Andreas, it’s a very good point that you can indirectly train on the validation set by adjusting hyperparameters or choosing runs. But I don’t think that’s the specific problem observed here.

I also see a large gap between AUC on validation and the AUG calculated by Kaggle, as do several commentators in the competition’s discussions. My guess is that the Test set is not the same random distribution as the Training set. For example, the actual cancer fraction in Training and predicted from the Validation sample is .40. Predicted cancer in the Test set is .33. Validation AUC = .99, while Kaggle’s AUC = .95. These numbers are all from a single session with a clean, pseudo-random start.

Any further clues are appreciated!

1 Like

Another reason may be the way that the original dataset ( I think it was called something like Camelyon17) is composed. They created “virtual” patients by combining slides from multiple patients lymph nodes into one patient. If I were to design a train/test split for the “simplified” pcam set, I would make sure the training and test data don’t come from the same patients, and thus not from the same slides.

I suspect that between different patients, slicing lymph nodes and staining them there is a lot of inter-slide variability.

1 Like

Started with DL1 2019 edition last week.
Because of a, not so helpful yet, background in health care (MD, epidemiology), I joined the Histopathologic Cancer Detection competition on Kaggle.

Using resnet50, 75% of the data and only the basic augmentations (no extras) I reached the top 7% of the competition now. It’s not very fancy probably. Still, it made me happy already :slight_smile:

@sinsji congratulations!!
can you please provide more details about your transforms ?

I used following transform
tfms=get_transforms(flip_vert=True, max_warp=0, max_rotate=10, max_zoom=0, max_lighting=0, p_affine=0.5, p_lighting= 0 )

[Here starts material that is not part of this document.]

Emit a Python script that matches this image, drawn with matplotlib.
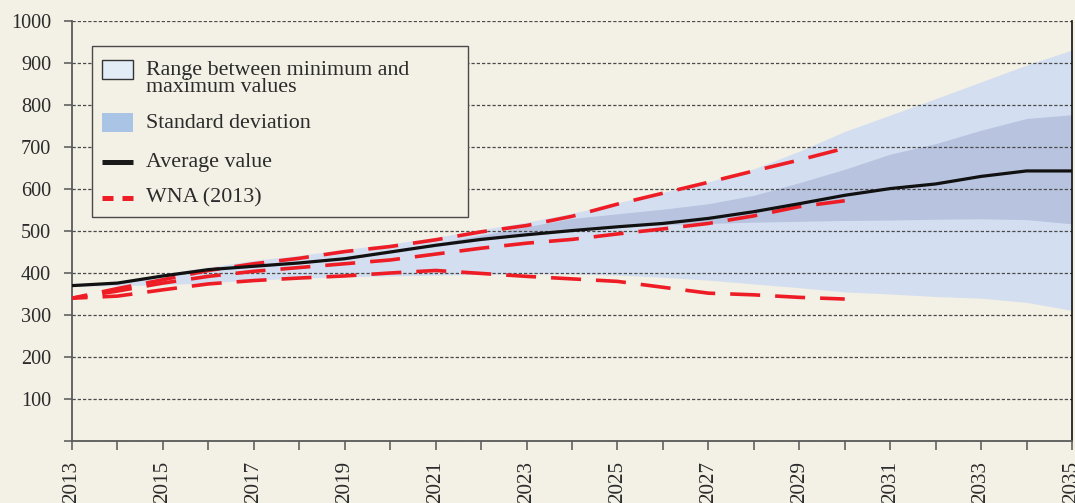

I did not use zoom because I believe these images must be within some scale ( I may be wrong)
I am trying to break score of 0.97 but somehow not able to do that. My scores are always between 0.96 and 0.97.
Thank you for your time and advice.

In my experiments I found the test score to fluctuate around that 97% as well. Higher validation accuracy did not improve my test scores yet, so maybe there is overfitting…
In you current settings the p_affine seems a bit high, compared to what I copied from Jeremy > 0.1.
Otherwise I just tested a couple augmentations. I included brightness and contrast transformations.

Good luck.

Thank you @sinsji

Try progressive resizing i.e start with small image size, train for a while, then train on the original image size. This technique is a game changer.